(Records contained in a dataset)
╔══
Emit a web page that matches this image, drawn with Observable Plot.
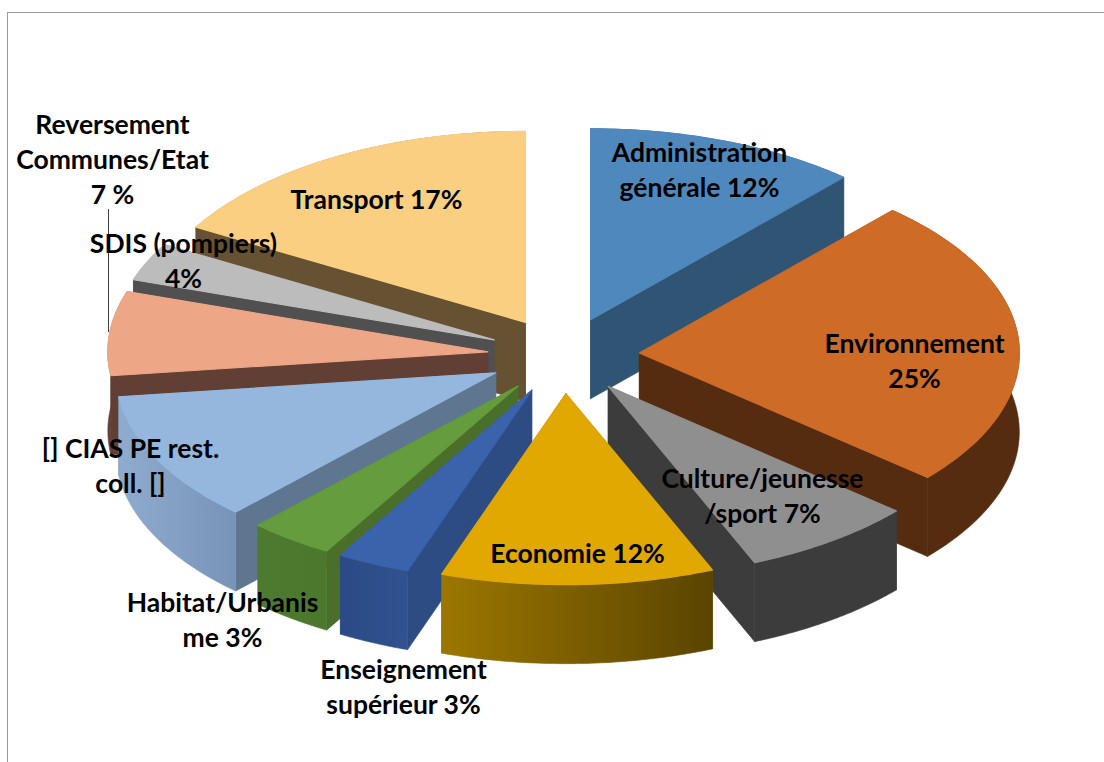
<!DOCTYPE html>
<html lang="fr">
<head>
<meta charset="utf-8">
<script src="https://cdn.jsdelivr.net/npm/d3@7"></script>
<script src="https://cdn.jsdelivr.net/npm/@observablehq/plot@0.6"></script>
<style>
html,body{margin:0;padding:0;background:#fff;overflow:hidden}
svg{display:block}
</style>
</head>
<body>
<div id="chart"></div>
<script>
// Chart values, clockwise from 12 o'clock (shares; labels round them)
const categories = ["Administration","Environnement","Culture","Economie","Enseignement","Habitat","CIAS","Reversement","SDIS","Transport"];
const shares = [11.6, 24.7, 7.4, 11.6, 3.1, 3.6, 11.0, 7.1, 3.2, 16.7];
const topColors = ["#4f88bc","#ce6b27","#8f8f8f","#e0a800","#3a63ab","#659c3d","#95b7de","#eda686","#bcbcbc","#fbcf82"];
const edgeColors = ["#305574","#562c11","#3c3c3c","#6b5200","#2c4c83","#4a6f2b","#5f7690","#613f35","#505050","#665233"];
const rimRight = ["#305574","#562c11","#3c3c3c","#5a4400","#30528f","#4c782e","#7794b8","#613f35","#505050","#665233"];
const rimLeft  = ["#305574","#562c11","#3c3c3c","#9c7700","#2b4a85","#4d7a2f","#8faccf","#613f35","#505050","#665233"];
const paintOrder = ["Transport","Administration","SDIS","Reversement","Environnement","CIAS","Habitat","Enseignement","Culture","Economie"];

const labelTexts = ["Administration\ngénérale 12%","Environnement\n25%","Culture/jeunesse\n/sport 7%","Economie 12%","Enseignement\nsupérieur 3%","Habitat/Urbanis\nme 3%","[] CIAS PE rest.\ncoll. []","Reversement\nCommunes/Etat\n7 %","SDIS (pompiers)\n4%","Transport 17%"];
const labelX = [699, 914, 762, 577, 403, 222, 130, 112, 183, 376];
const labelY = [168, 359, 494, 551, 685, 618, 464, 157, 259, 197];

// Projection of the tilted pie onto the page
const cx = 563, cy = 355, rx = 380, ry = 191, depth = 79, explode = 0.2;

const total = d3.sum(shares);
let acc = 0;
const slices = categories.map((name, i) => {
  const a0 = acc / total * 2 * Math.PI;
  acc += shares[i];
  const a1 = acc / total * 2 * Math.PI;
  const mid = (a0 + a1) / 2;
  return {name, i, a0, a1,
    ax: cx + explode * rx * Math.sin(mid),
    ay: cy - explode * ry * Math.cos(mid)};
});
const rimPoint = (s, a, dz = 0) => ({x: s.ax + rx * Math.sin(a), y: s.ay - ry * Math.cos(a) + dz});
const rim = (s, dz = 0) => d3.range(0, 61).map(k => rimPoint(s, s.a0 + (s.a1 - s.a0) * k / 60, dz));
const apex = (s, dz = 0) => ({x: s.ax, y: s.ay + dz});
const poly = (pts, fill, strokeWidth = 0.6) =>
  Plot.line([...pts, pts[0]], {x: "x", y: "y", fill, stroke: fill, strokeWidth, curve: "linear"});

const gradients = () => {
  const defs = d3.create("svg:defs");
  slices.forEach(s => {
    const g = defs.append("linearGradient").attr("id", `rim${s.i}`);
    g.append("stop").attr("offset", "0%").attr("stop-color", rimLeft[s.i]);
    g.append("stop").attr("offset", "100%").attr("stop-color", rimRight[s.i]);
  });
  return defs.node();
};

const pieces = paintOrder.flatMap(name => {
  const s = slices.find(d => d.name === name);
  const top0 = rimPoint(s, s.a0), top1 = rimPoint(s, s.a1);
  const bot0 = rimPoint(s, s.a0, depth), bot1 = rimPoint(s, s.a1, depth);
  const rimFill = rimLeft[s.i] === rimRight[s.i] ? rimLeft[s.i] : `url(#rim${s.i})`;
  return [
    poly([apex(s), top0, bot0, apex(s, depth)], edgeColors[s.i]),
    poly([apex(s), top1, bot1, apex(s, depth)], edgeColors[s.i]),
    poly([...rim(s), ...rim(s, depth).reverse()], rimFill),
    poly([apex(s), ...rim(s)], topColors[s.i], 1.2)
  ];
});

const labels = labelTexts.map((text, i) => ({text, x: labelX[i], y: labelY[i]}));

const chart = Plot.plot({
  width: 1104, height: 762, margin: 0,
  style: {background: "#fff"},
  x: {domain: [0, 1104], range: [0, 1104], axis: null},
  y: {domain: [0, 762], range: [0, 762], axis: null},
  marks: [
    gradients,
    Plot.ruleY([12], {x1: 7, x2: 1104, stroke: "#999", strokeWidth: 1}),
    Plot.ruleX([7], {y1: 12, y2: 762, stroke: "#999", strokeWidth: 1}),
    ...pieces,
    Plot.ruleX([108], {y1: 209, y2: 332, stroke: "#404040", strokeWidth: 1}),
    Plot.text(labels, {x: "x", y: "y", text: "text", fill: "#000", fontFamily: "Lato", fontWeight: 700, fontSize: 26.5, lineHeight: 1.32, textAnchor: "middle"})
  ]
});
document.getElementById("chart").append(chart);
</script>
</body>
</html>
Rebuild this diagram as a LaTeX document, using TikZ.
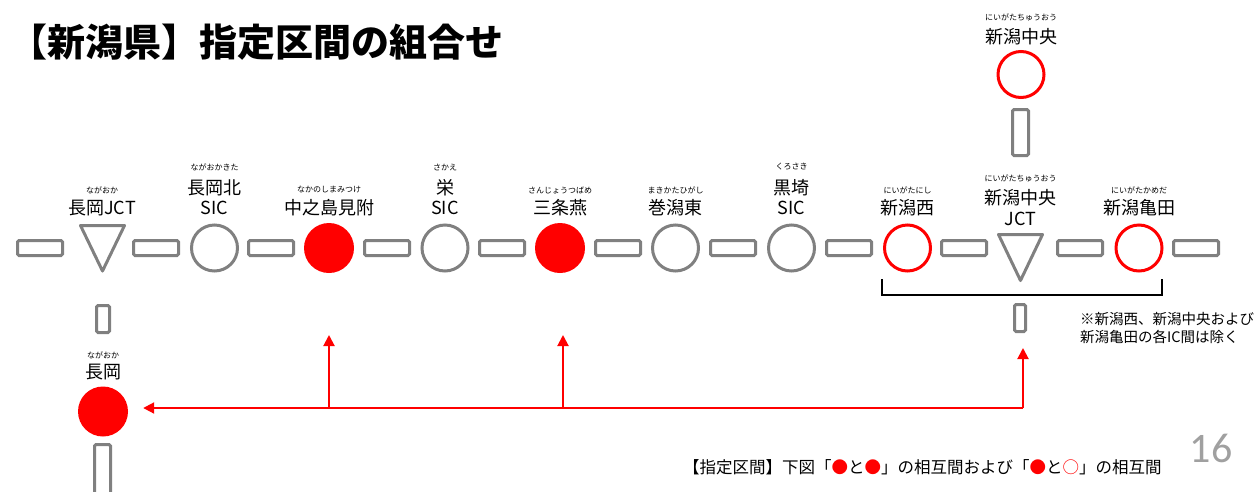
╚══
_Objective_
Give only a number: how many lines of the data hold the string "document"?

_The result_
2